#### Task description:
Write out the entire listing below exactly, with the pictures left out.

━━━ Source material

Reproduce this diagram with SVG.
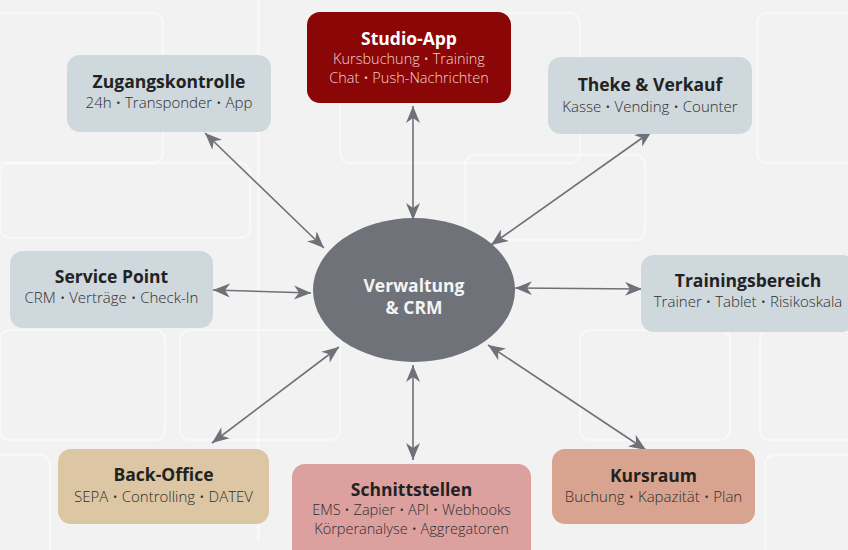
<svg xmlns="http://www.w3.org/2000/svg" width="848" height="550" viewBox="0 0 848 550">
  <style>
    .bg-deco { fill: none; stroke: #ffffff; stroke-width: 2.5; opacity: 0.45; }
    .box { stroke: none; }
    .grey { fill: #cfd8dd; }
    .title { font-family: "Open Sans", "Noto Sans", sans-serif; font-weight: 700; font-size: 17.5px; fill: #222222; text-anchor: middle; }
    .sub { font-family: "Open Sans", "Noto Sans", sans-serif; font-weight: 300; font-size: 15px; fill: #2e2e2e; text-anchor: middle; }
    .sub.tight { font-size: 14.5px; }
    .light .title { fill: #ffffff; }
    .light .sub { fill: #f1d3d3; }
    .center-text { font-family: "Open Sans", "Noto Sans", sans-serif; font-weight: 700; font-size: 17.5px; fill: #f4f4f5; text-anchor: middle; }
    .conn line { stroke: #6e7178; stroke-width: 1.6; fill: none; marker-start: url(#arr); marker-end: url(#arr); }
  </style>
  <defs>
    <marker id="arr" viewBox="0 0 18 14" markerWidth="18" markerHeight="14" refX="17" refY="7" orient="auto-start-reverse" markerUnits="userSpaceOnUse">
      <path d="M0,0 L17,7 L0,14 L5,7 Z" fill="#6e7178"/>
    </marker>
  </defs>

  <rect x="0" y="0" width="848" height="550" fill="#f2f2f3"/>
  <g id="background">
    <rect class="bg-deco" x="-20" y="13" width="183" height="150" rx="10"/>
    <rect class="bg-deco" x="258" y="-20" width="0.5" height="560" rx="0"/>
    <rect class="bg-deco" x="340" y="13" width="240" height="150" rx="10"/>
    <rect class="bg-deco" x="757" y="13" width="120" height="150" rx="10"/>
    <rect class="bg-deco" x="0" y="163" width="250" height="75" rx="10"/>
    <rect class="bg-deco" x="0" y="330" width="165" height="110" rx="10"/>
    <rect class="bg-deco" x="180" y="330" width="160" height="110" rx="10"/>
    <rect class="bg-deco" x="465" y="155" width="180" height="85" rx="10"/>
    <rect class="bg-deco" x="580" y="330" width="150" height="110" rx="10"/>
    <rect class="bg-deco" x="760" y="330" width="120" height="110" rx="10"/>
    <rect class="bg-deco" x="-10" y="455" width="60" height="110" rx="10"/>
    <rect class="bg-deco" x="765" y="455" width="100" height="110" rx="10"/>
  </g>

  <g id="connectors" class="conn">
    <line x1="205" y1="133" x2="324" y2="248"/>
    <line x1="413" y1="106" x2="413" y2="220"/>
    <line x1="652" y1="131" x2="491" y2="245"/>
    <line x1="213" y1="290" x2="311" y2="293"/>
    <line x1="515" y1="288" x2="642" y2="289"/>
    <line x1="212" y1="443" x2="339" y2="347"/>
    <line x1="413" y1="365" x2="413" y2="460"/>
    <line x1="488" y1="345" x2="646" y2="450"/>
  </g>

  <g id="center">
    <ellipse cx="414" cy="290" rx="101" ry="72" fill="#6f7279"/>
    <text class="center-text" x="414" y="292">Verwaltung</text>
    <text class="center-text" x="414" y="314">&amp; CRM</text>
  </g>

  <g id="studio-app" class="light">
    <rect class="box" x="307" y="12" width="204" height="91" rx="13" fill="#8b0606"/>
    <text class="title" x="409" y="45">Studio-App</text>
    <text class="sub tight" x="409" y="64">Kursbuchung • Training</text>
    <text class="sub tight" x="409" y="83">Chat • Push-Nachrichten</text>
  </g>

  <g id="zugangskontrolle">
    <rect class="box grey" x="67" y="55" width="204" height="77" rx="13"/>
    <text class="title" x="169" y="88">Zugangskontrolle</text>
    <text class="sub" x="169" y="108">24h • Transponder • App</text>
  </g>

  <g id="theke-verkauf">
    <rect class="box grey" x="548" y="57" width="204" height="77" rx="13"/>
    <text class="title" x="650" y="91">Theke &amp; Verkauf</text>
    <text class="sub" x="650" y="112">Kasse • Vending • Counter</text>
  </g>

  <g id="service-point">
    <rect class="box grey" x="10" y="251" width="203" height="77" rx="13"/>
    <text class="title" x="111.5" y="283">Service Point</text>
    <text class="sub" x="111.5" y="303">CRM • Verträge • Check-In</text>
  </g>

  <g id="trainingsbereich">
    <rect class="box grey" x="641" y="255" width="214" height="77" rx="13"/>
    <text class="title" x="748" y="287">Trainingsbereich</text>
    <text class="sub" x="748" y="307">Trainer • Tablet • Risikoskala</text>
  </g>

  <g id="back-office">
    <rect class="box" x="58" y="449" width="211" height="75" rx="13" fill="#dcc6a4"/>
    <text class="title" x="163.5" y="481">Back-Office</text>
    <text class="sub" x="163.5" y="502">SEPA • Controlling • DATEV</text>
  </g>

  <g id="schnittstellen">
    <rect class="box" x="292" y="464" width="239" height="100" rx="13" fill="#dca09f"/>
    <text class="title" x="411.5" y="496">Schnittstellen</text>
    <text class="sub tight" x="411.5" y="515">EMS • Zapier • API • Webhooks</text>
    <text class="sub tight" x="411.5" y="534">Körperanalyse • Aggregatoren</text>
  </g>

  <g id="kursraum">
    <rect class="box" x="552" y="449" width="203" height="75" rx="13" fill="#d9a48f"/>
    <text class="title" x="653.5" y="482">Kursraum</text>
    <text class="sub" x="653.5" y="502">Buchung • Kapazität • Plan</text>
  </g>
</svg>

━━━━━━

#### Answer to this exercise:
Reproduce this diagram with SVG.
<svg xmlns="http://www.w3.org/2000/svg" width="848" height="550" viewBox="0 0 848 550">
  <style>
    .bg-deco { fill: none; stroke: #ffffff; stroke-width: 2.5; opacity: 0.45; }
    .box { stroke: none; }
    .grey { fill: #cfd8dd; }
    .title { font-family: "Open Sans", "Noto Sans", sans-serif; font-weight: 700; font-size: 17.5px; fill: #222222; text-anchor: middle; }
    .sub { font-family: "Open Sans", "Noto Sans", sans-serif; font-weight: 300; font-size: 15px; fill: #2e2e2e; text-anchor: middle; }
    .sub.tight { font-size: 14.5px; }
    .light .title { fill: #ffffff; }
    .light .sub { fill: #f1d3d3; }
    .center-text { font-family: "Open Sans", "Noto Sans", sans-serif; font-weight: 700; font-size: 17.5px; fill: #f4f4f5; text-anchor: middle; }
    .conn line { stroke: #6e7178; stroke-width: 1.6; fill: none; marker-start: url(#arr); marker-end: url(#arr); }
  </style>
  <defs>
    <marker id="arr" viewBox="0 0 18 14" markerWidth="18" markerHeight="14" refX="17" refY="7" orient="auto-start-reverse" markerUnits="userSpaceOnUse">
      <path d="M0,0 L17,7 L0,14 L5,7 Z" fill="#6e7178"/>
    </marker>
  </defs>

  <rect x="0" y="0" width="848" height="550" fill="#f2f2f3"/>
  <g id="background">
    <rect class="bg-deco" x="-20" y="13" width="183" height="150" rx="10"/>
    <rect class="bg-deco" x="258" y="-20" width="0.5" height="560" rx="0"/>
    <rect class="bg-deco" x="340" y="13" width="240" height="150" rx="10"/>
    <rect class="bg-deco" x="757" y="13" width="120" height="150" rx="10"/>
    <rect class="bg-deco" x="0" y="163" width="250" height="75" rx="10"/>
    <rect class="bg-deco" x="0" y="330" width="165" height="110" rx="10"/>
    <rect class="bg-deco" x="180" y="330" width="160" height="110" rx="10"/>
    <rect class="bg-deco" x="465" y="155" width="180" height="85" rx="10"/>
    <rect class="bg-deco" x="580" y="330" width="150" height="110" rx="10"/>
    <rect class="bg-deco" x="760" y="330" width="120" height="110" rx="10"/>
    <rect class="bg-deco" x="-10" y="455" width="60" height="110" rx="10"/>
    <rect class="bg-deco" x="765" y="455" width="100" height="110" rx="10"/>
  </g>

  <g id="connectors" class="conn">
    <line x1="205" y1="133" x2="324" y2="248"/>
    <line x1="413" y1="106" x2="413" y2="220"/>
    <line x1="652" y1="131" x2="491" y2="245"/>
    <line x1="213" y1="290" x2="311" y2="293"/>
    <line x1="515" y1="288" x2="642" y2="289"/>
    <line x1="212" y1="443" x2="339" y2="347"/>
    <line x1="413" y1="365" x2="413" y2="460"/>
    <line x1="488" y1="345" x2="646" y2="450"/>
  </g>

  <g id="center">
    <ellipse cx="414" cy="290" rx="101" ry="72" fill="#6f7279"/>
    <text class="center-text" x="414" y="292">Verwaltung</text>
    <text class="center-text" x="414" y="314">&amp; CRM</text>
  </g>

  <g id="studio-app" class="light">
    <rect class="box" x="307" y="12" width="204" height="91" rx="13" fill="#8b0606"/>
    <text class="title" x="409" y="45">Studio-App</text>
    <text class="sub tight" x="409" y="64">Kursbuchung • Training</text>
    <text class="sub tight" x="409" y="83">Chat • Push-Nachrichten</text>
  </g>

  <g id="zugangskontrolle">
    <rect class="box grey" x="67" y="55" width="204" height="77" rx="13"/>
    <text class="title" x="169" y="88">Zugangskontrolle</text>
    <text class="sub" x="169" y="108">24h • Transponder • App</text>
  </g>

  <g id="theke-verkauf">
    <rect class="box grey" x="548" y="57" width="204" height="77" rx="13"/>
    <text class="title" x="650" y="91">Theke &amp; Verkauf</text>
    <text class="sub" x="650" y="112">Kasse • Vending • Counter</text>
  </g>

  <g id="service-point">
    <rect class="box grey" x="10" y="251" width="203" height="77" rx="13"/>
    <text class="title" x="111.5" y="283">Service Point</text>
    <text class="sub" x="111.5" y="303">CRM • Verträge • Check-In</text>
  </g>

  <g id="trainingsbereich">
    <rect class="box grey" x="641" y="255" width="214" height="77" rx="13"/>
    <text class="title" x="748" y="287">Trainingsbereich</text>
    <text class="sub" x="748" y="307">Trainer • Tablet • Risikoskala</text>
  </g>

  <g id="back-office">
    <rect class="box" x="58" y="449" width="211" height="75" rx="13" fill="#dcc6a4"/>
    <text class="title" x="163.5" y="481">Back-Office</text>
    <text class="sub" x="163.5" y="502">SEPA • Controlling • DATEV</text>
  </g>

  <g id="schnittstellen">
    <rect class="box" x="292" y="464" width="239" height="100" rx="13" fill="#dca09f"/>
    <text class="title" x="411.5" y="496">Schnittstellen</text>
    <text class="sub tight" x="411.5" y="515">EMS • Zapier • API • Webhooks</text>
    <text class="sub tight" x="411.5" y="534">Körperanalyse • Aggregatoren</text>
  </g>

  <g id="kursraum">
    <rect class="box" x="552" y="449" width="203" height="75" rx="13" fill="#d9a48f"/>
    <text class="title" x="653.5" y="482">Kursraum</text>
    <text class="sub" x="653.5" y="502">Buchung • Kapazität • Plan</text>
  </g>
</svg>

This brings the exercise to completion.